Transcribe everything in the data word for word. Pictures are left out.
## Begin
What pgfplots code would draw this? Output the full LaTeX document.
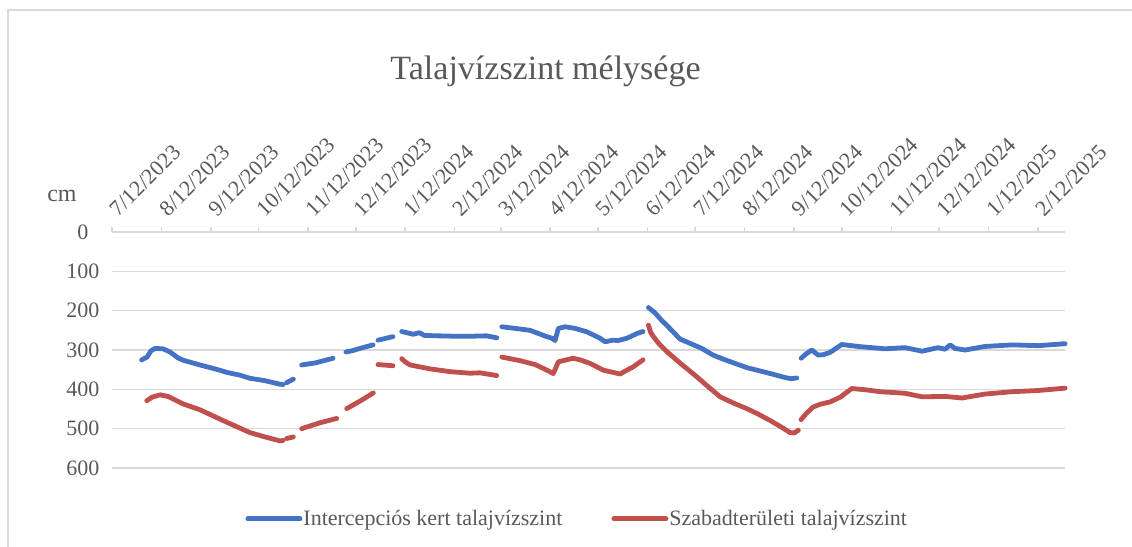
\documentclass[border=0pt]{standalone}
\usepackage{pgfplots}
\usepackage{pgfplotstable}
\pgfplotsset{compat=1.18}
\usepackage{fontspec}
\setmainfont{Liberation Serif}
\definecolor{sblue}{HTML}{4472C4}
\definecolor{sred}{HTML}{C0504D}
\definecolor{tgray}{HTML}{595959}
\definecolor{ggray}{HTML}{D9D9D9}
\pgfplotstableread{
x y
18.6 325
22.0 318
24.5 302
27.0 296
32.0 297
36.4 305
41.4 320
44.6 326
55.2 338
64.6 348
72.2 357
80.3 364
86.6 372
96.0 378
105.4 387
107.3 388
nan nan
109.6 383
113.8 374
nan nan
119.0 338
127.4 333
138.7 321
nan nan
146.8 305
150.6 302
155.6 296
163.8 287
nan nan
166.9 275
176.3 266
nan nan
181.8 253
185.0 256
189.0 260
193.0 256
196.0 263
205.0 264
215.0 265
225.0 265
235.0 264
241.4 269
nan nan
244.6 241
252.9 245
262.3 250
272.8 266
276.1 270
278.0 276
280.1 245
284.3 241
290.6 245
298.1 254
306.2 270
309.4 279
314.4 275
317.5 276
323.2 270
329.5 258
333.2 253
nan nan
336.6 192
340.8 206
345.0 225
348.3 238
356.4 272
370.1 296
377.2 313
384.7 325
398.5 345
414.2 361
422.3 370
426.1 373
429.7 371
nan nan
432.4 321
435.5 310
439.1 300
443.1 313
446.2 312
450.6 306
457.9 286
468.2 291
485.1 297
497.6 294
508.3 303
518.4 294
522.7 298
525.9 287
529.0 296
535.3 300
547.8 291
564.8 287
581.1 289
598.1 284
}\blue
\pgfplotstableread{
x y
21.8 429
25.1 420
30.1 414
35.1 418
44.6 437
55.2 452
72.2 484
86.6 510
96.0 521
105.4 531
107.3 530
nan nan
109.6 525
113.8 521
nan nan
119.0 500
130.5 485
141.0 474
nan nan
147.3 449
155.6 430
164.0 409
nan nan
166.9 337
176.3 340
nan nan
181.8 322
183.9 330
187.0 338
199.6 348
212.1 355
224.7 359
230.9 358
241.4 365
nan nan
244.6 318
256.0 327
265.5 337
272.8 351
276.9 360
280.1 330
289.3 321
293.7 325
300.0 334
308.1 351
318.8 361
323.2 351
327.0 343
333.2 325
nan nan
336.6 237
338.0 255
339.7 266
343.0 283
348.1 304
357.0 335
366.9 368
374.0 393
381.6 419
390.0 435
398.3 449
405.0 462
412.9 479
420.0 496
425.5 510
428.0 511
430.7 504
nan nan
432.4 477
435.5 462
439.9 445
444.3 438
450.6 432
456.9 420
464.2 398
472.5 401
482.0 406
497.6 410
508.3 419
522.7 418
533.4 422
547.8 412
564.8 406
581.1 403
598.1 397
}\red
\begin{document}
\begin{tikzpicture}
\useasboundingbox (0,0) rectangle (566pt,-273.5pt);
\draw[ggray, line width=0.6pt] (4pt,-273.5pt) -- (4pt,-5pt) -- (566pt,-5pt);
\node[anchor=base, text=tgray, font=\fontsize{17}{20}\selectfont, inner sep=0pt] at (272.75pt,-39.5pt) {Talajvízszint mélysége};
\node[anchor=base, text=tgray, font=\fontsize{12}{14}\selectfont, inner sep=0pt] at (31pt,-100.5pt) {cm};
\begin{axis}[
  at={(56pt,-116pt)}, anchor=north west,
  scale only axis, width=476.5pt, height=118pt,
  xmin=0, xmax=598, ymin=0, ymax=600, y dir=reverse,
  axis x line*=top, axis y line*=left,
  x axis line style={ggray, line width=0.8pt, -},
  y axis line style={draw=none},
  xtick={0,31,62,92,123,153,184,215,244,275,305,336,366,397,428,458,489,519,550,581},
  xticklabels={7/12/2023,8/12/2023,9/12/2023,10/12/2023,11/12/2023,12/12/2023,1/12/2024,2/12/2024,3/12/2024,4/12/2024,5/12/2024,6/12/2024,7/12/2024,8/12/2024,9/12/2024,10/12/2024,11/12/2024,12/12/2024,1/12/2025,2/12/2025},
  xticklabel style={xshift=3.5pt, yshift=4.5pt, rotate=45, anchor=south west, inner sep=0pt, font=\fontsize{11}{13}\selectfont, text=tgray},
  xtick style={ggray, line width=0.8pt},
  major tick length=2.5pt, tick align=outside,
  ytick={0,100,200,300,400,500,600},
  ytick style={draw=none},
  yticklabel style={anchor=center, xshift=-12pt, font=\fontsize{11}{13}\selectfont, text=tgray},
  /pgf/number format/assume math mode=true,
  ymajorgrids, grid style={ggray, line width=0.8pt},
  unbounded coords=jump,
  legend style={at={(axis description cs:0.1396,-0.216)}, anchor=west, draw=none, fill=none, inner sep=0pt,
    font=\fontsize{11}{13}\selectfont, text=tgray, legend columns=2,
    nodes={inner sep=0.5pt},
    /tikz/every even column/.append style={column sep=24pt}},
  legend image code/.code={\draw[#1, line width=2.5pt, line cap=round] (0pt,0pt) -- (26pt,0pt);},
  clip=false,
]
\addplot[sblue, line width=2.4pt, line cap=round, line join=round] table[x=x,y=y] {\blue};
\addlegendentry{Intercepciós kert talajvízszint}
\addplot[sred, line width=2.4pt, line cap=round, line join=round] table[x=x,y=y] {\red};
\addlegendentry{Szabadterületi talajvízszint}
\end{axis}
\end{tikzpicture}
\end{document}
## End
#### Written answer
What pgfplots code would draw this? Output the full LaTeX document.
\documentclass[border=0pt]{standalone}
\usepackage{pgfplots}
\usepackage{pgfplotstable}
\pgfplotsset{compat=1.18}
\usepackage{fontspec}
\setmainfont{Liberation Serif}
\definecolor{sblue}{HTML}{4472C4}
\definecolor{sred}{HTML}{C0504D}
\definecolor{tgray}{HTML}{595959}
\definecolor{ggray}{HTML}{D9D9D9}
\pgfplotstableread{
x y
18.6 325
22.0 318
24.5 302
27.0 296
32.0 297
36.4 305
41.4 320
44.6 326
55.2 338
64.6 348
72.2 357
80.3 364
86.6 372
96.0 378
105.4 387
107.3 388
nan nan
109.6 383
113.8 374
nan nan
119.0 338
127.4 333
138.7 321
nan nan
146.8 305
150.6 302
155.6 296
163.8 287
nan nan
166.9 275
176.3 266
nan nan
181.8 253
185.0 256
189.0 260
193.0 256
196.0 263
205.0 264
215.0 265
225.0 265
235.0 264
241.4 269
nan nan
244.6 241
252.9 245
262.3 250
272.8 266
276.1 270
278.0 276
280.1 245
284.3 241
290.6 245
298.1 254
306.2 270
309.4 279
314.4 275
317.5 276
323.2 270
329.5 258
333.2 253
nan nan
336.6 192
340.8 206
345.0 225
348.3 238
356.4 272
370.1 296
377.2 313
384.7 325
398.5 345
414.2 361
422.3 370
426.1 373
429.7 371
nan nan
432.4 321
435.5 310
439.1 300
443.1 313
446.2 312
450.6 306
457.9 286
468.2 291
485.1 297
497.6 294
508.3 303
518.4 294
522.7 298
525.9 287
529.0 296
535.3 300
547.8 291
564.8 287
581.1 289
598.1 284
}\blue
\pgfplotstableread{
x y
21.8 429
25.1 420
30.1 414
35.1 418
44.6 437
55.2 452
72.2 484
86.6 510
96.0 521
105.4 531
107.3 530
nan nan
109.6 525
113.8 521
nan nan
119.0 500
130.5 485
141.0 474
nan nan
147.3 449
155.6 430
164.0 409
nan nan
166.9 337
176.3 340
nan nan
181.8 322
183.9 330
187.0 338
199.6 348
212.1 355
224.7 359
230.9 358
241.4 365
nan nan
244.6 318
256.0 327
265.5 337
272.8 351
276.9 360
280.1 330
289.3 321
293.7 325
300.0 334
308.1 351
318.8 361
323.2 351
327.0 343
333.2 325
nan nan
336.6 237
338.0 255
339.7 266
343.0 283
348.1 304
357.0 335
366.9 368
374.0 393
381.6 419
390.0 435
398.3 449
405.0 462
412.9 479
420.0 496
425.5 510
428.0 511
430.7 504
nan nan
432.4 477
435.5 462
439.9 445
444.3 438
450.6 432
456.9 420
464.2 398
472.5 401
482.0 406
497.6 410
508.3 419
522.7 418
533.4 422
547.8 412
564.8 406
581.1 403
598.1 397
}\red
\begin{document}
\begin{tikzpicture}
\useasboundingbox (0,0) rectangle (566pt,-273.5pt);
\draw[ggray, line width=0.6pt] (4pt,-273.5pt) -- (4pt,-5pt) -- (566pt,-5pt);
\node[anchor=base, text=tgray, font=\fontsize{17}{20}\selectfont, inner sep=0pt] at (272.75pt,-39.5pt) {Talajvízszint mélysége};
\node[anchor=base, text=tgray, font=\fontsize{12}{14}\selectfont, inner sep=0pt] at (31pt,-100.5pt) {cm};
\begin{axis}[
  at={(56pt,-116pt)}, anchor=north west,
  scale only axis, width=476.5pt, height=118pt,
  xmin=0, xmax=598, ymin=0, ymax=600, y dir=reverse,
  axis x line*=top, axis y line*=left,
  x axis line style={ggray, line width=0.8pt, -},
  y axis line style={draw=none},
  xtick={0,31,62,92,123,153,184,215,244,275,305,336,366,397,428,458,489,519,550,581},
  xticklabels={7/12/2023,8/12/2023,9/12/2023,10/12/2023,11/12/2023,12/12/2023,1/12/2024,2/12/2024,3/12/2024,4/12/2024,5/12/2024,6/12/2024,7/12/2024,8/12/2024,9/12/2024,10/12/2024,11/12/2024,12/12/2024,1/12/2025,2/12/2025},
  xticklabel style={xshift=3.5pt, yshift=4.5pt, rotate=45, anchor=south west, inner sep=0pt, font=\fontsize{11}{13}\selectfont, text=tgray},
  xtick style={ggray, line width=0.8pt},
  major tick length=2.5pt, tick align=outside,
  ytick={0,100,200,300,400,500,600},
  ytick style={draw=none},
  yticklabel style={anchor=center, xshift=-12pt, font=\fontsize{11}{13}\selectfont, text=tgray},
  /pgf/number format/assume math mode=true,
  ymajorgrids, grid style={ggray, line width=0.8pt},
  unbounded coords=jump,
  legend style={at={(axis description cs:0.1396,-0.216)}, anchor=west, draw=none, fill=none, inner sep=0pt,
    font=\fontsize{11}{13}\selectfont, text=tgray, legend columns=2,
    nodes={inner sep=0.5pt},
    /tikz/every even column/.append style={column sep=24pt}},
  legend image code/.code={\draw[#1, line width=2.5pt, line cap=round] (0pt,0pt) -- (26pt,0pt);},
  clip=false,
]
\addplot[sblue, line width=2.4pt, line cap=round, line join=round] table[x=x,y=y] {\blue};
\addlegendentry{Intercepciós kert talajvízszint}
\addplot[sred, line width=2.4pt, line cap=round, line join=round] table[x=x,y=y] {\red};
\addlegendentry{Szabadterületi talajvízszint}
\end{axis}
\end{tikzpicture}
\end{document}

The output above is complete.